Use the sample summaries to find the least-squares line and predict the exam score for a student who studies 6 hours. Also compute the residual if a student who studied 7 hours scored 85.
▶️ Answer / Explanation
Step 1 — compute summary statistics (from the data)
\( \bar{x} = 5.4,\quad \bar{y} = 78.0. \)
Sample standard deviations: \( s_x \approx 2.70,\quad s_y \approx 12.04. \)
Correlation: \( r \approx 0.991 \) (very strong positive linear association).
Step 2 — compute slope and intercept
\( b = r\cdot\dfrac{s_y}{s_x} \approx 0.991\cdot\dfrac{12.04}{2.70} \approx 4.42. \)
\( a = \bar{y} – b\bar{x} \approx 78.0 – 4.42(5.4) \approx 54.15. \)
Regression equation (least-squares line):
\( \displaystyle \hat{y} = 54.15 + 4.42x \).
Step 3 — predict for \(x=6\)
\( \hat{y}(6) = 54.15 + 4.42(6) = 54.15 + 26.52 \approx 80.67. \)
Answer: Predicted exam score ≈ 80.7 for a student who studies 6 hours.
Step 4 — residual for the 7-hour student who scored 85
\( \hat{y}(7) = 54.15 + 4.42(7) \approx 85.09. \)
Residual \( e = y_{\text{obs}} – \hat{y} = 85 – 85.09 \approx -0.09 \) (observed is about 0.09 points below prediction).
Interpretation: The slope \(4.42\) means we predict about a 4.42-point increase in exam score for each additional hour studied. The intercept ~54.15 estimates the predicted score at \(x=0\) hours (interpret with caution). The residual near zero for the 7-hour student indicates the model predicted that score well.
Notes & cautions:
- Because the regression was computed from this sample, predicted values have sampling variability.
- Predictions far outside the observed \(x\)-range (here 2–9 hours) are extrapolations and may be unreliable.

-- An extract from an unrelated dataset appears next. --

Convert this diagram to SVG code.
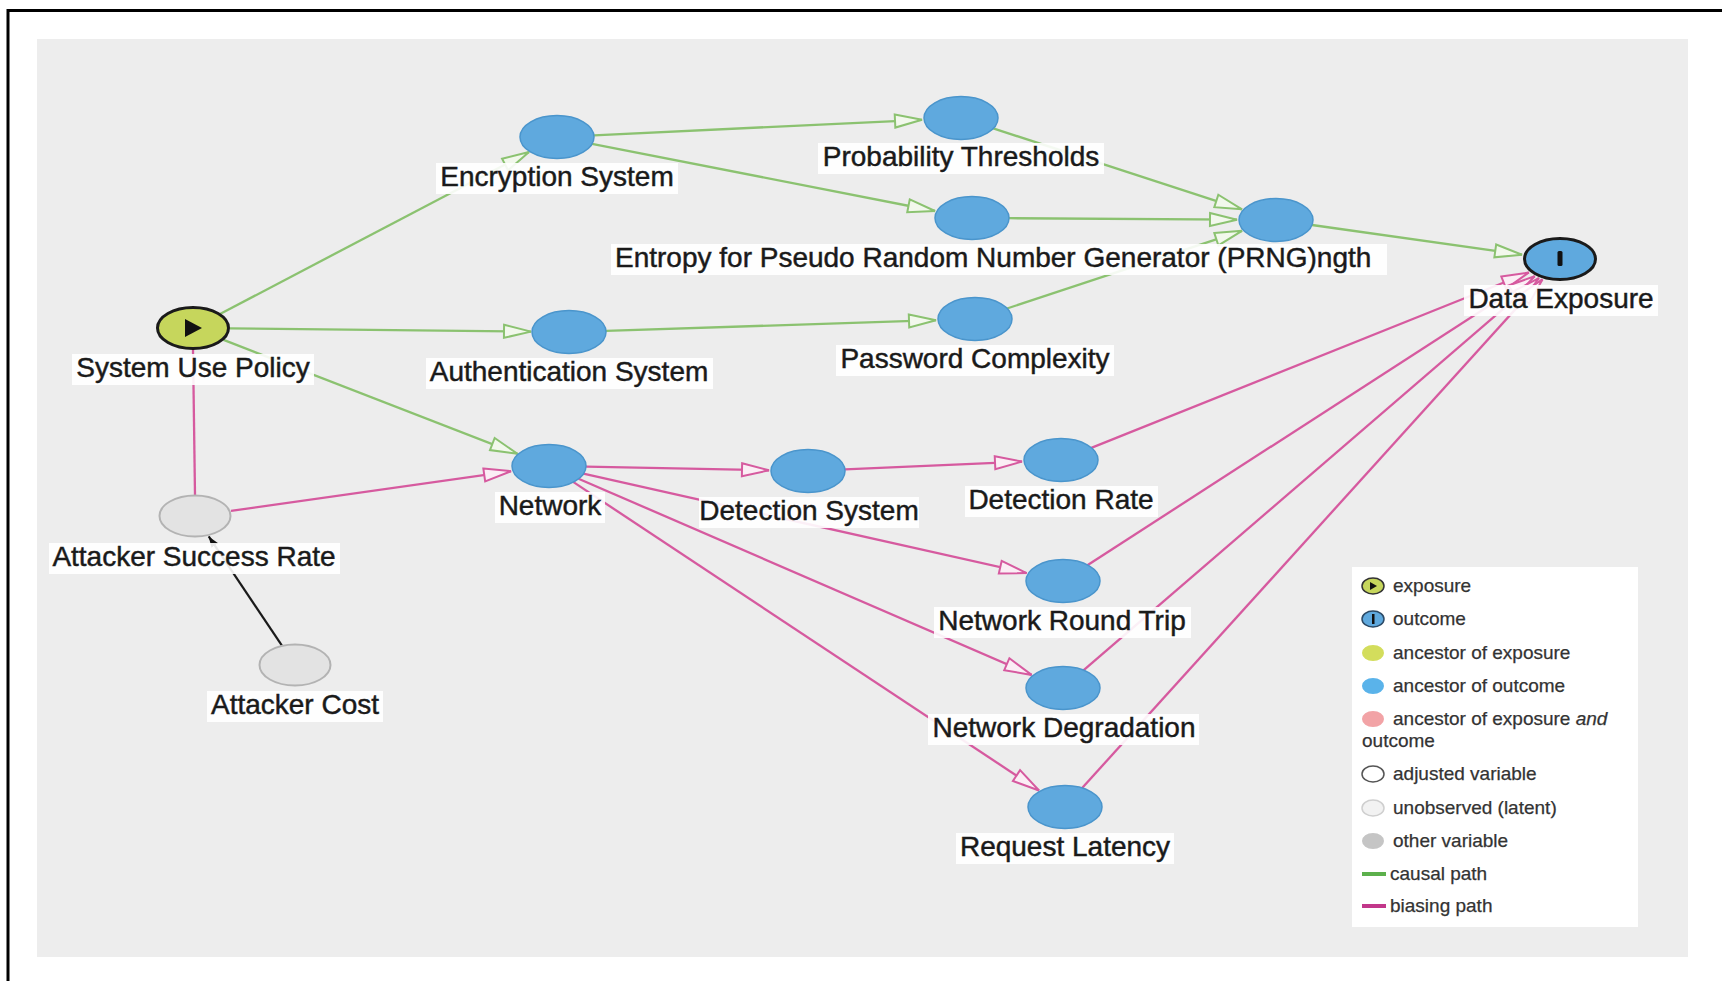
<svg xmlns="http://www.w3.org/2000/svg" width="1722" height="981" viewBox="0 0 1722 981">
  <style>
    .lbl { font-family: "Liberation Sans", Arial, sans-serif; font-size: 28px; fill: #1a1a1a; stroke: #1a1a1a; stroke-width: 0.45; text-anchor: middle; }
    .lblbg { fill: #ffffff; opacity: 0.9; }
    .anc { fill: #5fa9de; stroke: #4a95cc; stroke-width: 1.5; }
    .lat { fill: #e3e3e3; stroke: #b3b3b3; stroke-width: 2; }
    .causal { stroke: #8bc270; stroke-width: 2.3; fill: none; marker-end: url(#arrG); }
    .bias { stroke: #d65a9f; stroke-width: 2.3; fill: none; marker-end: url(#arrP); }
    .leg { font-family: "Liberation Sans", Arial, sans-serif; font-size: 19px; fill: #333333; stroke: #333333; stroke-width: 0.25; }
  </style>
  <defs>
    <marker id="arrG" markerUnits="userSpaceOnUse" markerWidth="34" markerHeight="20" viewBox="0 0 34 20" refX="30" refY="10" orient="auto">
      <path d="M3,3.5 L30,10 L3,16.5 Z" fill="#f2f8ec" stroke="#8bc270" stroke-width="2" stroke-linejoin="miter"/>
    </marker>
    <marker id="arrP" markerUnits="userSpaceOnUse" markerWidth="34" markerHeight="20" viewBox="0 0 34 20" refX="30" refY="10" orient="auto">
      <path d="M3,3.5 L30,10 L3,16.5 Z" fill="#fbeef5" stroke="#d65a9f" stroke-width="2" stroke-linejoin="miter"/>
    </marker>
    <marker id="arrK" markerUnits="userSpaceOnUse" markerWidth="12" markerHeight="10" viewBox="0 0 12 10" refX="11" refY="5" orient="auto">
      <path d="M0,1 L11,5 L0,9 Z" fill="#111111"/>
    </marker>
  </defs>

  <!-- page frame and canvas -->
  <rect x="0" y="0" width="1722" height="981" fill="#ffffff"/>
  <line x1="8" y1="10.5" x2="1722" y2="10.5" stroke="#000000" stroke-width="3"/>
  <line x1="8" y1="9" x2="8" y2="981" stroke="#000000" stroke-width="3"/>
  <rect x="37" y="39" width="1651" height="918" fill="#ededed"/>

  <!-- connectors -->
  <g id="edges">
    <line class="causal" x1="220" y1="314" x2="529" y2="152"/>
    <line class="causal" x1="230" y1="328.4" x2="531" y2="331.6"/>
    <line class="causal" x1="223.6" y1="339.9" x2="517.5" y2="453.8"/>
    <line class="causal" x1="594" y1="135.3" x2="922" y2="119.8"/>
    <line class="causal" x1="592" y1="143.8" x2="935" y2="211"/>
    <line class="causal" x1="993.2" y1="128.4" x2="1242" y2="209.3"/>
    <line class="causal" x1="1009" y1="218.2" x2="1237" y2="219.7"/>
    <line class="causal" x1="1007" y1="308.5" x2="1242" y2="230.8"/>
    <line class="causal" x1="606" y1="330.8" x2="936" y2="320.2"/>
    <line class="causal" x1="1312" y1="225" x2="1522" y2="254.7"/>

    <line x1="193" y1="349" x2="195" y2="495" stroke="#d65a9f" stroke-width="2.3"/>
    <line class="bias" x1="231" y1="510.9" x2="511" y2="471.2"/>
    <line class="bias" x1="586" y1="466.7" x2="769" y2="470.3"/>
    <line class="bias" x1="845" y1="469.4" x2="1022" y2="461.6"/>
    <line class="bias" x1="583.4" y1="473.7" x2="1026.6" y2="573.1"/>
    <line class="bias" x1="578.5" y1="478.7" x2="1031.6" y2="674.9"/>
    <line class="bias" x1="573.1" y1="481.9" x2="1039" y2="790.5"/>
    <line class="bias" x1="1091.3" y1="447.9" x2="1528.8" y2="272.5"/>
    <line class="bias" x1="1087.4" y1="565.2" x2="1534.7" y2="276.3"/>
    <line class="bias" x1="1083.4" y1="670.4" x2="1538.9" y2="278.2"/>
    <line class="bias" x1="1081.9" y1="788.3" x2="1542.4" y2="279.4"/>

    <line x1="281.8" y1="645.4" x2="208.7" y2="536.4" stroke="#1a1a1a" stroke-width="2.2" marker-end="url(#arrK)"/>
  </g>

  <!-- nodes -->
  <g id="system-use-policy">
    <ellipse cx="193" cy="328" rx="35.5" ry="20.5" fill="#c6d65c" stroke="#1a1a1a" stroke-width="3"/>
    <path d="M185,319 L202,328 L185,337 Z" fill="#111111"/>
    <rect class="lblbg" x="72" y="354" width="242" height="31"/>
    <text class="lbl" x="193" y="377">System Use Policy</text>
  </g>
  <g id="encryption-system">
    <ellipse class="anc" cx="557" cy="137" rx="37" ry="21.5"/>
    <rect class="lblbg" x="436" y="163" width="242" height="31"/>
    <text class="lbl" x="557" y="186">Encryption System</text>
  </g>
  <g id="probability-thresholds">
    <ellipse class="anc" cx="961" cy="118" rx="37" ry="21.5"/>
    <rect class="lblbg" x="818" y="143" width="286" height="31"/>
    <text class="lbl" x="961" y="166">Probability Thresholds</text>
  </g>
  <g id="entropy-prng">
    <ellipse class="anc" cx="972" cy="218" rx="37" ry="21.5"/>
  </g>
  <g id="prng-length">
    <ellipse class="anc" cx="1276" cy="220" rx="37" ry="21.5"/>
  </g>
  <g id="entropy-label">
    <rect class="lblbg" x="611" y="244" width="776" height="31"/>
    <text class="lbl" x="615" y="267" style="text-anchor:start">Entropy for Pseudo Random Number Generator (PRNG)ngth</text>
  </g>
  <g id="data-exposure">
    <ellipse cx="1560" cy="259" rx="35.5" ry="20.5" fill="#5fa9de" stroke="#1a1a1a" stroke-width="3"/>
    <rect x="1557.5" y="251" width="5" height="15" rx="1.5" fill="#111111"/>
    <rect class="lblbg" x="1464" y="285" width="194" height="31"/>
    <text class="lbl" x="1561" y="308">Data Exposure</text>
  </g>
  <g id="authentication-system">
    <ellipse class="anc" cx="569" cy="332" rx="37" ry="21.5"/>
    <rect class="lblbg" x="426" y="358" width="287" height="31"/>
    <text class="lbl" x="569" y="381">Authentication System</text>
  </g>
  <g id="password-complexity">
    <ellipse class="anc" cx="975" cy="319" rx="37" ry="21.5"/>
    <rect class="lblbg" x="836" y="345" width="278" height="31"/>
    <text class="lbl" x="975" y="368">Password Complexity</text>
  </g>
  <g id="network">
    <ellipse class="anc" cx="549" cy="466" rx="37" ry="21.5"/>
    <rect class="lblbg" x="495" y="492" width="110" height="31"/>
    <text class="lbl" x="550" y="515">Network</text>
  </g>
  <g id="detection-system">
    <ellipse class="anc" cx="808" cy="471" rx="37" ry="21.5"/>
    <rect class="lblbg" x="699" y="497" width="220" height="31"/>
    <text class="lbl" x="809" y="520">Detection System</text>
  </g>
  <g id="detection-rate">
    <ellipse class="anc" cx="1061" cy="460" rx="37" ry="21.5"/>
    <rect class="lblbg" x="965" y="486" width="193" height="31"/>
    <text class="lbl" x="1061" y="509">Detection Rate</text>
  </g>
  <g id="network-round-trip">
    <ellipse class="anc" cx="1063" cy="581" rx="37" ry="21.5"/>
    <rect class="lblbg" x="934" y="607" width="257" height="31"/>
    <text class="lbl" x="1062" y="630">Network Round Trip</text>
  </g>
  <g id="network-degradation">
    <ellipse class="anc" cx="1063" cy="688" rx="37" ry="21.5"/>
    <rect class="lblbg" x="928" y="714" width="271" height="31"/>
    <text class="lbl" x="1064" y="737">Network Degradation</text>
  </g>
  <g id="request-latency">
    <ellipse class="anc" cx="1065" cy="807" rx="37" ry="21.5"/>
    <rect class="lblbg" x="956" y="833" width="218" height="31"/>
    <text class="lbl" x="1065" y="856">Request Latency</text>
  </g>
  <g id="attacker-success-rate">
    <ellipse class="lat" cx="195" cy="516" rx="35.5" ry="20.5"/>
    <rect class="lblbg" x="49" y="543" width="291" height="31"/>
    <text class="lbl" x="194" y="566">Attacker Success Rate</text>
  </g>
  <g id="attacker-cost">
    <ellipse class="lat" cx="295" cy="665" rx="35.5" ry="20.5"/>
    <rect class="lblbg" x="207" y="691" width="176" height="31"/>
    <text class="lbl" x="295" y="714">Attacker Cost</text>
  </g>

  <!-- legend -->
  <g id="legend">
    <rect x="1352" y="567" width="286" height="360" fill="#ffffff"/>
    <ellipse cx="1373" cy="586" rx="11" ry="8" fill="#c6d65c" stroke="#333333" stroke-width="1.5"/>
    <path d="M1370,582 L1377,586 L1370,590 Z" fill="#111111"/>
    <text class="leg" x="1393" y="592">exposure</text>
    <ellipse cx="1373" cy="619" rx="11" ry="8" fill="#5fa9de" stroke="#2c4a66" stroke-width="1.5"/>
    <rect x="1372" y="614" width="2.5" height="10" fill="#111111"/>
    <text class="leg" x="1393" y="625">outcome</text>
    <ellipse cx="1373" cy="653" rx="11" ry="8" fill="#d3dd5c"/>
    <text class="leg" x="1393" y="659">ancestor of exposure</text>
    <ellipse cx="1373" cy="686" rx="11" ry="8" fill="#5ab3ea"/>
    <text class="leg" x="1393" y="692">ancestor of outcome</text>
    <ellipse cx="1373" cy="719" rx="11" ry="8" fill="#f2a3a6"/>
    <text class="leg" x="1393" y="725">ancestor of exposure <tspan font-style="italic">and</tspan></text>
    <text class="leg" x="1362" y="747">outcome</text>
    <ellipse cx="1373" cy="774" rx="11" ry="8" fill="#ffffff" stroke="#555555" stroke-width="1.5"/>
    <text class="leg" x="1393" y="780">adjusted variable</text>
    <ellipse cx="1373" cy="808" rx="11" ry="8" fill="#f2f2f2" stroke="#cfcfcf" stroke-width="1.5"/>
    <text class="leg" x="1393" y="814">unobserved (latent)</text>
    <ellipse cx="1373" cy="841" rx="11" ry="8" fill="#c5c5c5"/>
    <text class="leg" x="1393" y="847">other variable</text>
    <line x1="1362" y1="874" x2="1386" y2="874" stroke="#5cb04c" stroke-width="4"/>
    <text class="leg" x="1390" y="880">causal path</text>
    <line x1="1362" y1="906" x2="1386" y2="906" stroke="#c2378a" stroke-width="4"/>
    <text class="leg" x="1390" y="912">biasing path</text>
  </g>
</svg>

- Check residuals and plot to ensure a linear model is appropriate before trusting predictions.
Example
Data summary: A real estate sample shows house size (\(x\), in 1000 sq. ft.) vs price (\(y\), in $1000). Regression output from calculator:
\( a = 50.2,\; b = 120.5,\; r = 0.93. \)
Predict the price of a 2.5-thousand sq. ft. house. How do you get this result quickly on a TI-84?
▶️ Answer / Explanation
Step 1 — TI-84 Regression:
- Enter sizes in L1, prices in L2.
- STAT → CALC → 8:LinReg(ax+b).
- Result: \( a=50.2,\; b=120.5 \).
Step 2 — Prediction:
Equation: \( \hat{y} = 50.2 + 120.5x \).
For \(x=2.5\): \( \hat{y} = 50.2 + 120.5(2.5) = 50.2 + 301.25 = 351.45 \).
Predicted price: ≈ \$351,450.
Step 3 — TI-84 One-line recipe:
After running LinReg(ax+b): type Y1 = a + bX in Y= menu (press VARS → Statistics → EQ → RegEq). Then use 2nd → CALC → value at \(x=2.5\) to get \(\hat{y}\).
Interpretation: Each additional 1000 sq. ft. adds about \$120,500 to the predicted price. A 2.5-thousand sq. ft. house is predicted at ≈ \$351,450.